My brain is in a bit of a fog at the moment, so I'm going to cut this short. I'm struggling with foot issues and winter depression. Because of this, I'm giving myself credit for making it through each day without imploding too terribly lately. Despite longing to spend a month or three doing nothing but eat chocolate ice cream with peanut butter on top and nap, I'm forcing myself to be in the world.


  1. Concerning your first paragraph: well said. I have never met Suzy, but in general, it's shocking (and very sad) how judgmental people can be.

    I think it was Kevin Beck's review of your book that said you don't give yourself enough credit for your running accomplishments (and he has a point...I'm not sure you realize how impressive your running credentials are), and it's a similar situation with your writing, where you can't see how good it actually is (Type A personality much?). You bring a lot of passion and sincerity to your writing, and that alone makes it interesting and engaging. I hope that you eventually decide to share your fiction with the public, because I think you have a lot of potential as a writer.

    1. Thank you so much, Becki.

      I'm working on getting out of my own way. I struggle with writing, but reading Stephen King's book called "On Writing" is helping me understand that many writers struggle, even the good ones. That helps, because I hear about so many authors who turn out book after book in no time. I start thinking I should be doing the same.

      When I do complete some of my fiction, I will definitely let people know, as long as my editor is willing to work his magic on it first. ;)

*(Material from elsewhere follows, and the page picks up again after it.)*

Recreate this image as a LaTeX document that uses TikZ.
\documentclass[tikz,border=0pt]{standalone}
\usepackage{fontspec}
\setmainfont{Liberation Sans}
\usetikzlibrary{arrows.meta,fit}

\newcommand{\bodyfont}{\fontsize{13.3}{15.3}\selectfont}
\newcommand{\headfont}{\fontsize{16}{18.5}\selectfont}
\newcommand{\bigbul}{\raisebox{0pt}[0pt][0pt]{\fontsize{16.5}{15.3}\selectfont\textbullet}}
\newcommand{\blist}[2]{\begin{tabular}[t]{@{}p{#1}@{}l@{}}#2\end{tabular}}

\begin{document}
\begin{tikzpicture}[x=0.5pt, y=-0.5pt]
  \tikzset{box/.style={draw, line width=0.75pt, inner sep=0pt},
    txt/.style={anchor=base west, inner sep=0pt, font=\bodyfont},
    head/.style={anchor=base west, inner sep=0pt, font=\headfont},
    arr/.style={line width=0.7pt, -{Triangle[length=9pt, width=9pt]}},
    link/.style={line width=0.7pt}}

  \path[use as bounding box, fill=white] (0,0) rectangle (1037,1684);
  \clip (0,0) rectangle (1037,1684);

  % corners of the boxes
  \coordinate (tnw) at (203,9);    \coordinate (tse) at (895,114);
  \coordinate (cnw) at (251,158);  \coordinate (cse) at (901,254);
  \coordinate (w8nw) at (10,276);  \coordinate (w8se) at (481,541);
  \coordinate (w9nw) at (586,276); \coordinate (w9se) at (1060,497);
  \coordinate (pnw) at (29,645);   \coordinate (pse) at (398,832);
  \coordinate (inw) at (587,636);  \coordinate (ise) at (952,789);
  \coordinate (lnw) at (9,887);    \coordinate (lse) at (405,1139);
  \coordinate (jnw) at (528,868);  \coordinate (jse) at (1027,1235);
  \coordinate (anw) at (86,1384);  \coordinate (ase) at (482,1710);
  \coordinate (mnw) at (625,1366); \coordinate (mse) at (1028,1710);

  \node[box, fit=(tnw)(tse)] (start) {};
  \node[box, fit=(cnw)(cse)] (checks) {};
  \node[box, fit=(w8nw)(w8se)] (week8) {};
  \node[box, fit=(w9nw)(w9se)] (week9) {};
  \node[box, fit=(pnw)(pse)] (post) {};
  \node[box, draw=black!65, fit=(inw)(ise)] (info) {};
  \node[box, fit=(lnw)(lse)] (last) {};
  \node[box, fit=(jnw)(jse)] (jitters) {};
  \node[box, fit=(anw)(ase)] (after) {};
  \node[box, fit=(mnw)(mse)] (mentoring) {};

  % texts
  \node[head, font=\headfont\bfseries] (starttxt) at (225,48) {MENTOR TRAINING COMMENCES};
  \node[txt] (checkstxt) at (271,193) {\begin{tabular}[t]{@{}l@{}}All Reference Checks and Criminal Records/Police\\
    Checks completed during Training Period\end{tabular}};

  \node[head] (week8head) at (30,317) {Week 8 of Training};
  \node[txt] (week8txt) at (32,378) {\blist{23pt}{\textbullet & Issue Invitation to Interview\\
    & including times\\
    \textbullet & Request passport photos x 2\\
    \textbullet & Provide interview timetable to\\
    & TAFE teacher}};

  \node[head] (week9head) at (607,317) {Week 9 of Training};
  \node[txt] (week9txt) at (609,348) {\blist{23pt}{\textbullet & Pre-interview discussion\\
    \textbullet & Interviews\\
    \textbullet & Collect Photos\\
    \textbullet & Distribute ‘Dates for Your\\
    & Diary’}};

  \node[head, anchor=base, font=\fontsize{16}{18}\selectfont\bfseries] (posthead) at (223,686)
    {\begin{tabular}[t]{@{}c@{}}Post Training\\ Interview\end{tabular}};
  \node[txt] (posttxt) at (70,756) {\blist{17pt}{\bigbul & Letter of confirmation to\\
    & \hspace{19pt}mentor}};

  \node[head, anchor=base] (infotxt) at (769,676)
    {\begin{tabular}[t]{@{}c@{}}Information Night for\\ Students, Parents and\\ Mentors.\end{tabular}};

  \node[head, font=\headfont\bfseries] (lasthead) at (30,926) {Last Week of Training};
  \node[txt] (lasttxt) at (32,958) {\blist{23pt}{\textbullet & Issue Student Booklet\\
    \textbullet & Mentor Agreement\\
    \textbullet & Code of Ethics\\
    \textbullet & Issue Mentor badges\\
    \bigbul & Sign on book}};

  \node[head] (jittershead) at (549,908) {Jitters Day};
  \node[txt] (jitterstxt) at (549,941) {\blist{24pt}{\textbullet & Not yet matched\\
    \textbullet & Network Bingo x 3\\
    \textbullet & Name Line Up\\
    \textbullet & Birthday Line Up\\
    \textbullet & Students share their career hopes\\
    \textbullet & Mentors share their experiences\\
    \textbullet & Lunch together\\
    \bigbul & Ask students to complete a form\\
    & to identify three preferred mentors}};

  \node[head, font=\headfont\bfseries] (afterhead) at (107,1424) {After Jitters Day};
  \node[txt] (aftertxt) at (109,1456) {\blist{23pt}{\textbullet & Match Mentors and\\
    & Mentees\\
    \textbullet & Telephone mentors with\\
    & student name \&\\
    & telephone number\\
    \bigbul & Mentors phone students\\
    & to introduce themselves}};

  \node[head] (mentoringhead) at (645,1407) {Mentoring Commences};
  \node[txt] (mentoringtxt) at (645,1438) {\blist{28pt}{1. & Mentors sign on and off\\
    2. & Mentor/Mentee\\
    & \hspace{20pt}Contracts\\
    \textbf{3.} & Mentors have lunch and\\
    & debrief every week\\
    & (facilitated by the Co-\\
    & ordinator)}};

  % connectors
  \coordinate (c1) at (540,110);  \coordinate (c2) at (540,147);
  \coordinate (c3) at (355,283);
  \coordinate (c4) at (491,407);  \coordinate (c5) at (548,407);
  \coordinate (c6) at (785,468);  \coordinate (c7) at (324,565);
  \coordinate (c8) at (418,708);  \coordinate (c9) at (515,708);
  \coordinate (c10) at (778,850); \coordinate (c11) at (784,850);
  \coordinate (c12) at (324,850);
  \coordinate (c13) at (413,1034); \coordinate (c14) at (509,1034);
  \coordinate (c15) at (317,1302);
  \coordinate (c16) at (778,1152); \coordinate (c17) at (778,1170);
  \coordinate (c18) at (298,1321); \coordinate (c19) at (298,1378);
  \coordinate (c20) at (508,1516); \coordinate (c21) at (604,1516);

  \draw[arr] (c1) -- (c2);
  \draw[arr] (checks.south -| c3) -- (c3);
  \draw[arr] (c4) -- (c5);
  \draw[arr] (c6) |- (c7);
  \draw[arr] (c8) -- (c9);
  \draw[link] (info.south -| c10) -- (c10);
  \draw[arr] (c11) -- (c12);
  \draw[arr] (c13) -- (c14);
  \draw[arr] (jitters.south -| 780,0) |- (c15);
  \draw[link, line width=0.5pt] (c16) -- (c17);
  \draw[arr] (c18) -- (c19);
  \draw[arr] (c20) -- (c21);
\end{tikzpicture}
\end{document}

    2. The good part about writing not being your primary source of income is that you have the luxury of taking your time on books, and not churning out book after book. I feel like sometimes authors who do that sometimes have quality issues (not all, but some). Even Stephen King...he's probably one of my favorite authors, and he's written several absolute masterpieces (The Stand, Pet Sematary, and Christine are among the best horror/sci-fi books that I've read), but he's also written a lot of stuff that's of a noticeably lower quality, especially some of his newer stuff (there were a few I couldn't even get through). That's my opinion, of course, and I'm sure The Regulators has its fans too, but I guess what I'm trying to say is don't give up your muse in order to do what you "think" you should do.

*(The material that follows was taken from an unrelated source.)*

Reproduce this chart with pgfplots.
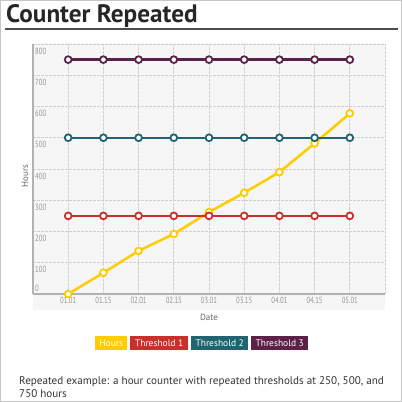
\documentclass[border=0pt]{standalone}
\usepackage{fontspec}
\setmainfont{PT Sans}
\usepackage{graphicx}
\usepackage{pgfplots}
\pgfplotsset{compat=1.18}
\definecolor{cHours}{HTML}{FFCC00}
\definecolor{cT1}{HTML}{C9302C}
\definecolor{cT2}{HTML}{1F6470}
\definecolor{cT3}{HTML}{5B2148}
\definecolor{tickgray}{HTML}{959595}
\definecolor{gridgray}{HTML}{D0D0D0}
\definecolor{bggray}{HTML}{F6F6F6}
\newcommand\nl[1]{\scalebox{0.75}[1]{#1}}
\begin{document}
\begin{tikzpicture}[x=1bp,y=1bp]
\useasboundingbox (0,0) rectangle (402,402);
\draw[line width=1.5bp, draw=gray!45] (0.75,0.75) rectangle (401.25,401.25);
% title
\node[anchor=base west, inner sep=0, text=black!85, font=\fontsize{25.3}{27}\selectfont\bfseries] at (6,380) {Counter Repeated};
\draw[line width=2bp, draw=black!70] (5,372.5) -- (398,372.5);
% plot background
\fill[bggray] (33,92) rectangle (385,359);
\begin{axis}[
  at={(33bp,108bp)}, anchor=south west,
  scale only axis, width=352bp, height=250bp,
  xmin=-1, xmax=9, ymin=0, ymax=800,
  axis x line*=bottom, axis y line*=left,
  axis line style={-, draw=gray!60, line width=1.2bp},
  xtick={-1,...,9},
  xticklabels={,\nl{01.01},\nl{01.15},\nl{02.01},\nl{02.15},\nl{03.01},\nl{03.15},\nl{04.01},\nl{04.15},\nl{05.01},},
  ytick={100,200,...,800},
  yticklabels={\nl{100},\nl{200},\nl{300},\nl{400},\nl{500},\nl{600},\nl{700},\nl{800}},
  major tick length=0,
  tick label style={font=\fontsize{9}{10}\selectfont, text=tickgray},
  xticklabel style={inner sep=1bp, yshift=-2bp},
  yticklabel style={anchor=north west, inner sep=1bp, xshift=1bp, yshift=-2.5bp},
  grid=major,
  major grid style={draw=gridgray, dash pattern=on 2.5bp off 1.5bp, line width=0.8bp},
  xlabel={Date}, ylabel={Hours},
  label style={font=\fontsize{9}{10}\selectfont, text=black!60},
  xlabel style={at={(axis description cs:0.5,0)}, anchor=center, yshift=-23bp},
  ylabel style={at={(axis description cs:-0.0227,0.472)}, anchor=center},
  clip=false,
]
\addplot[cHours, line width=2.5bp, mark=*, mark size=3.4bp, mark options={fill=white, draw=cHours, line width=1.8bp}]
  coordinates {(0,0) (1,68) (2,138) (3,192) (4,262) (5,324) (6,390) (7,482) (8,578)};
\addplot[cT1, line width=2.5bp, mark=*, mark size=3.4bp, mark options={fill=white, draw=cT1, line width=1.8bp}]
  coordinates {(0,250) (1,250) (2,250) (3,250) (4,250) (5,250) (6,250) (7,250) (8,250)};
\addplot[cT2, line width=2.5bp, mark=*, mark size=3.4bp, mark options={fill=white, draw=cT2, line width=1.8bp}]
  coordinates {(0,500) (1,500) (2,500) (3,500) (4,500) (5,500) (6,500) (7,500) (8,500)};
\addplot[cT3, line width=2.5bp, mark=*, mark size=3.4bp, mark options={fill=white, draw=cT3, line width=1.8bp}]
  coordinates {(0,750) (1,750) (2,750) (3,750) (4,750) (5,750) (6,750) (7,750) (8,750)};
\node[anchor=south west, inner sep=1bp, xshift=1bp, yshift=1bp, text=tickgray, font=\fontsize{9}{10}\selectfont] at (axis cs:-1,0) {\nl{0}};
\end{axis}
% legend
\tikzset{lg/.style={anchor=west, inner sep=0, minimum height=14bp, text=white, font=\fontsize{9.5}{10}\selectfont}}
\node[lg, fill=cHours, minimum width=32bp] at (95,59) {Hours};
\node[lg, fill=cT1, minimum width=58bp] at (130,59) {Threshold 1};
\node[lg, fill=cT2, minimum width=57bp] at (191,59) {Threshold 2};
\node[lg, fill=cT3, minimum width=57bp] at (251,59) {Threshold 3};
% caption
\node[anchor=base west, inner sep=0, text=black!80, font=\fontsize{11.15}{12}\selectfont] at (19,18) {Repeated example: a hour counter with repeated thresholds at 250, 500, and};
\node[anchor=base west, inner sep=0, text=black!80, font=\fontsize{11.15}{12}\selectfont] at (19,5) {750 hours};
\end{tikzpicture}
\end{document}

    3. That's a really good point! The few times I have written with a deadline, I have gotten this weird deadline paralysis. It's too stressful.

      I need to read the Stand. Funny, I'm a Stephen King fan, but I haven't read all that many book by him.

      Thank you, Becki. I'm going to try to keep plugging away at this writing thing. I do love it!

  2. I feel the same way about the SFH news as I came to feel about the Tiger Woods flap, it is a private matter between that person and his or her loved ones. The woman has not raced in nearly a decade, this lacks even relevance in the sport. Whenever I see someone publicly injecting or inviting opinionated commentary on this topic, I just have to shake my head in wonder that people get so easily -- if not eagerly -- swept up in slack-jawed gawking at celebrity and scandal.